Give Your Children The Gift Of Self-Care
Think about it: your children deserve a healthy momma who is able to care for them. You’re doing no one any favors when you skip health checkups, fail to exercise, deprive yourself of sleep, miss flu shots and dental exams, and/or eat a poor diet because you’re too busy running after your children.
Research has found that 78% of mothers put off their own health care because they’re too busy looking after their family. Would you believe, the same study discovered that women place not just their children’s health and their partners’ health, but also their pets’ health ahead of their own.
That’s just ridiculous. Surely we can agree that you matter more than the family dog?
With that kind of statistic, it’s not much of a surprise that women are twice as likely as men to experience depression.
Set Your Children The Right Example
You already know that your children are learning from every single thing you do, ever since your child first let out a swear word when they stubbed their toe. So before you decide that you don’t have time for self-care, stop and consider what kind of example you’re setting for your children.
You want your daughters (and your sons) to grow up valuing their own needs. You wouldn’t let someone guilt them into neglecting their physical and mental health, so you need to show by example that it’s valid to insist on caring for your own needs.
Make no mistake; when you tell them firmly that you won’t be putting them to bed tonight because you’re meeting a friend or going to an exercise class, they might cry and scream, but they are learning the valuable lesson that it’s ok to put their own needs first. Some day, this might be what saves them from getting trapped in an abusive relationship.
Start Out Small
We’re not suggesting that you rush out to book a 3-day getaway with your friends or take a spa day every week (although there is nothing wrong with doing either of those things!) What you need is to start small.
Look, when you’re beginning with an average of 17 minutes alone time a day, the only way is up, right?
So begin by stepping back from your kids a little more often.
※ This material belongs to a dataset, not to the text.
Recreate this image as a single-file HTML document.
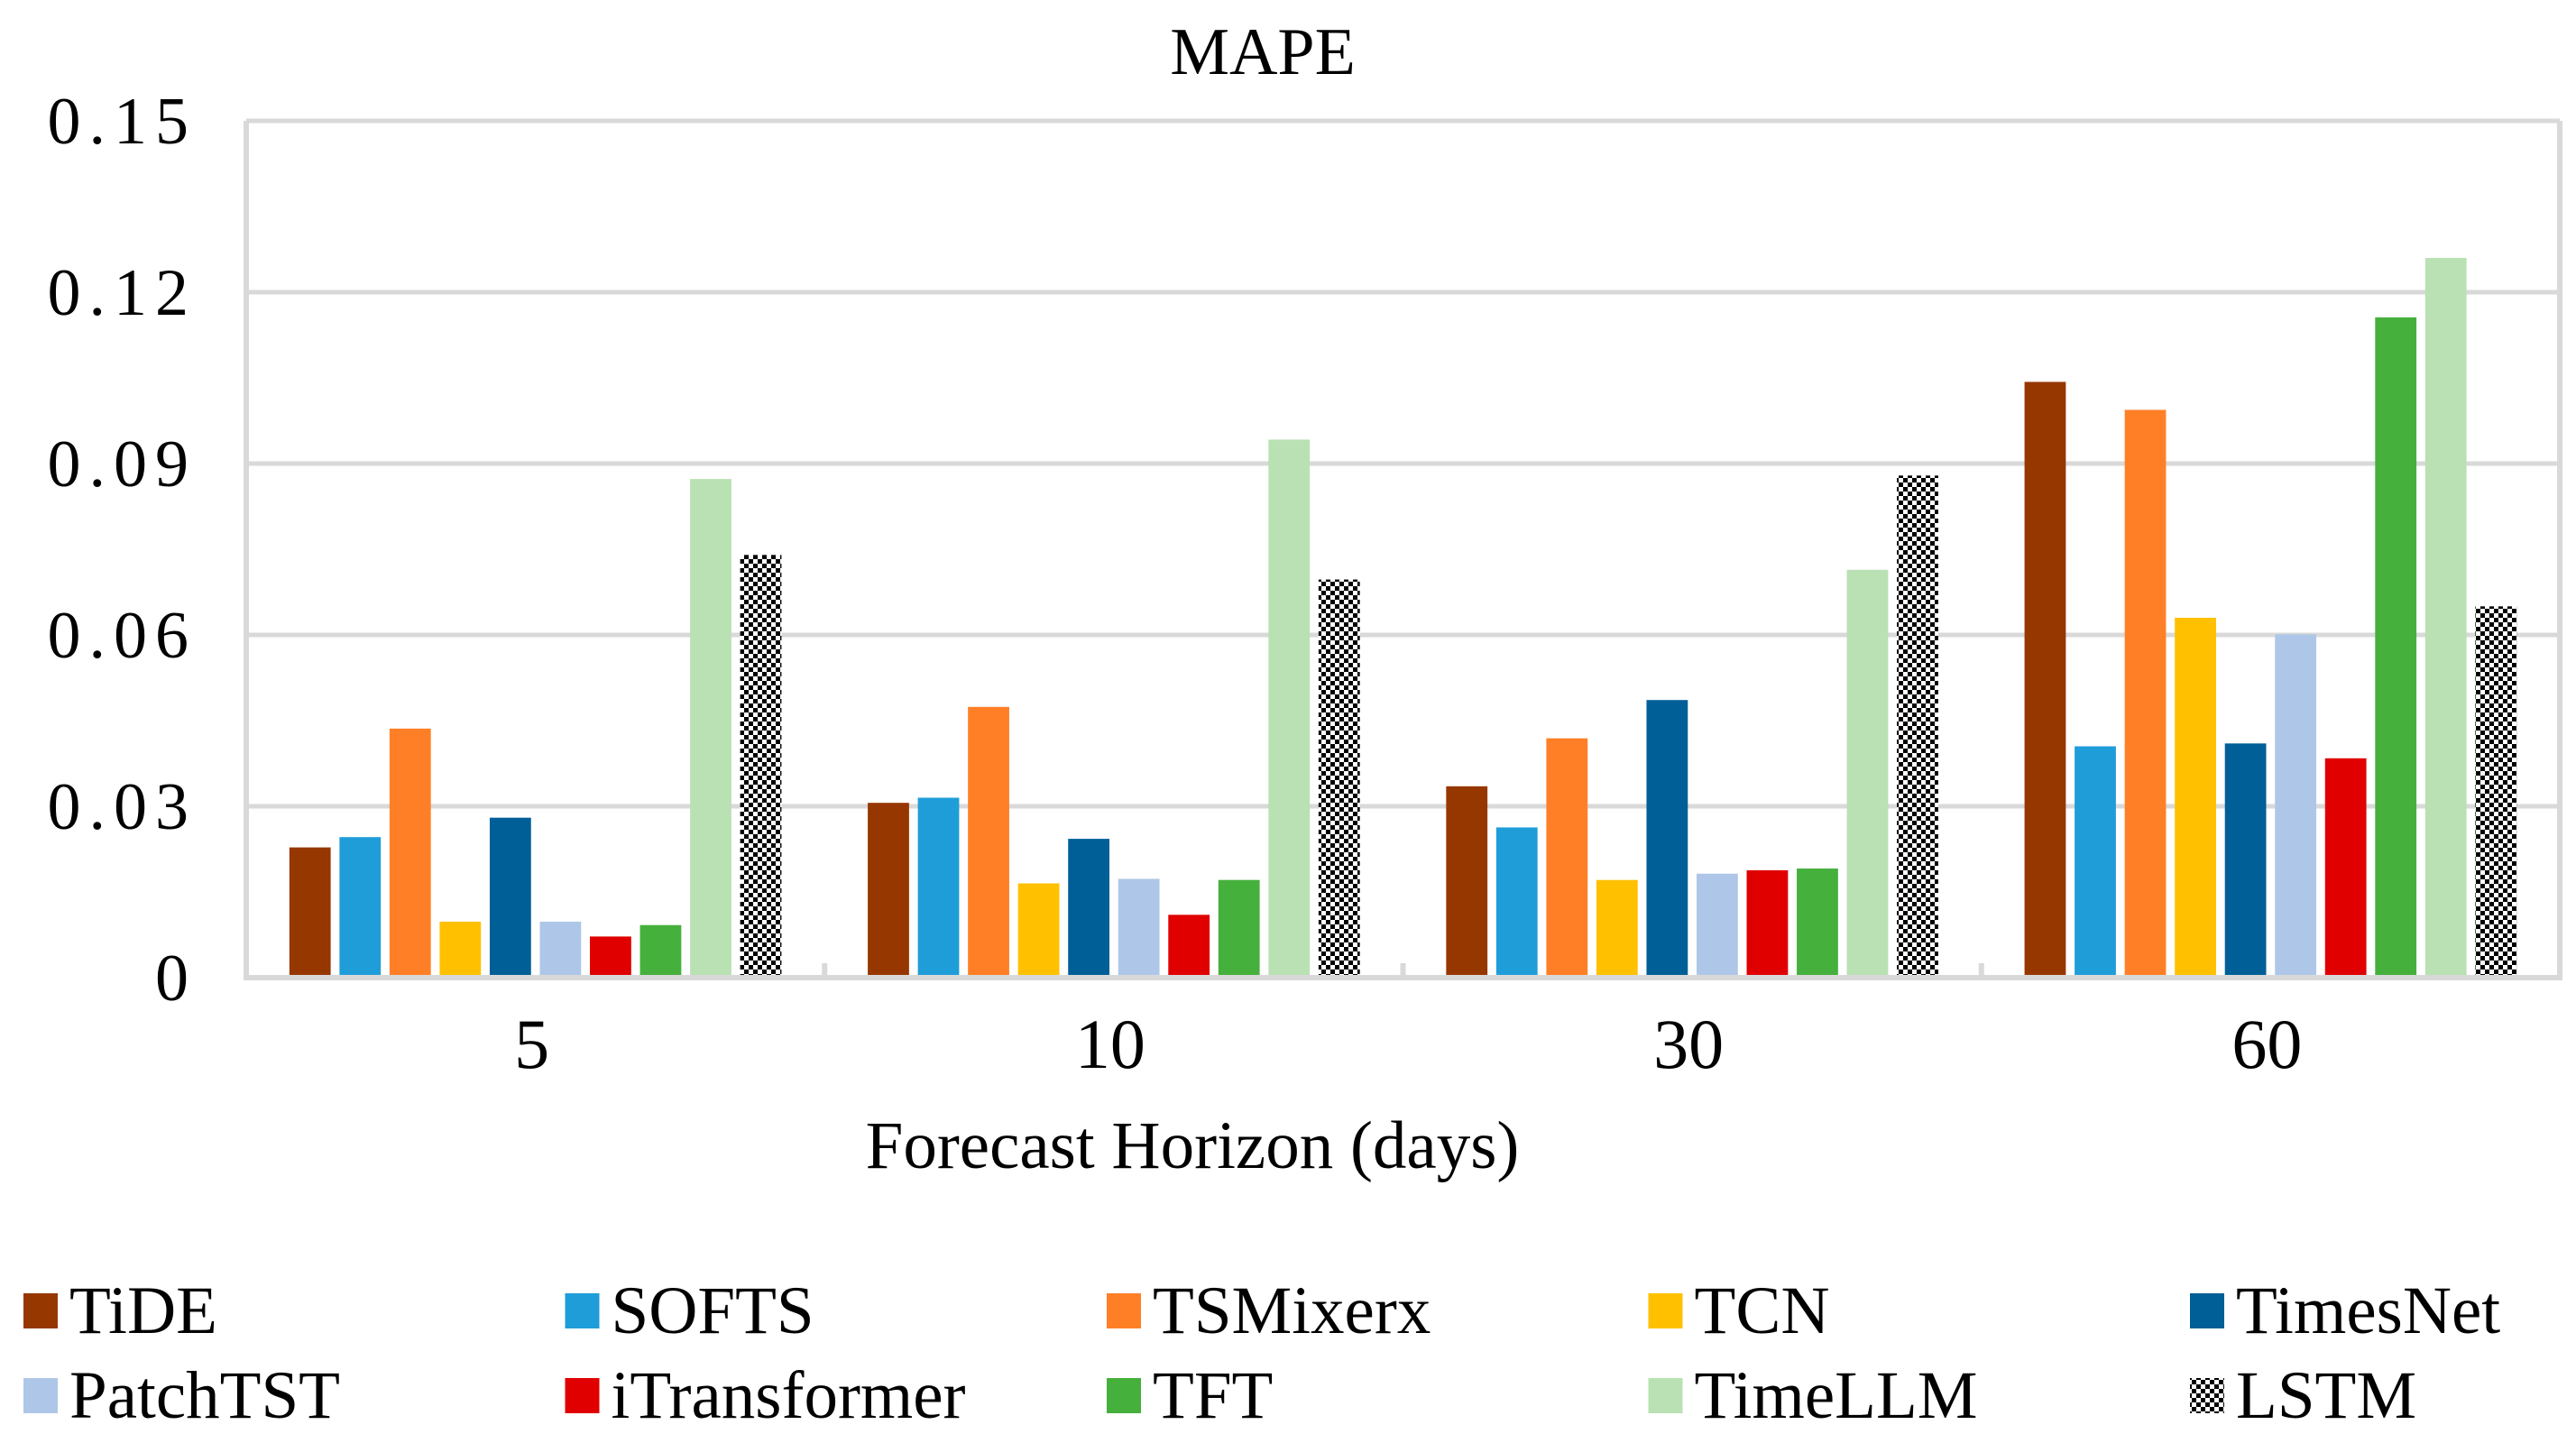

If you’re reading a book and your children complain that they are bored, resist the urge to entertain them. Honestly, nobody ever died of boredom.
Tell your partner that you’re going running with a friend twice a week and that he/she needs to be home, or that 8pm to 9pm is your “me” time every night, and stick to it.
Build It Into Your Agenda
Here’s the truth: no one is going to give you time for self-care on a silver platter. It’s up to you to take it for yourself. If you don’t place your own self-care at the top of your list of priorities, it’s never going to happen. You are guaranteed to find something urgent that needs doing, so you need to build your self-care into your day.
That means scheduling your exercise class, weekly girls’ night out, or monthly date night and treating it as though you’ll be fined if you miss it. Don’t allow anyone to convince you that it doesn’t really matter. It does matter, because you matter and your needs matter.
Learn To Listen To Yourself
If you’ve allowed yourself to get into the habit of ignoring your own needs for a long time, you might not even be sure what it is that you want. Don’t let that stop you from taking the “me” time you’re missing, though. It just means that your inner voice has gotten drowned out by all the much louder and more insistent voices that you live with.
Take some time to simply be. You may sit on your bed and empty your mind, or go for a long walk in a nearby park. Once you start spending time with yourself again, you’ll rediscover your inner essence and find out what you most crave in order to feel like the unique, valuable human being that you are.
Self-care Is The Gift That Keeps On Giving
So there’s the truth: caring for yourself isn’t really selfish or unfair, like your inner devil keeps telling you.
Turning yourself into a martyr mom isn’t helping anyone. If you want to care for your family properly and be the mom your children need, you need to prioritize your needs.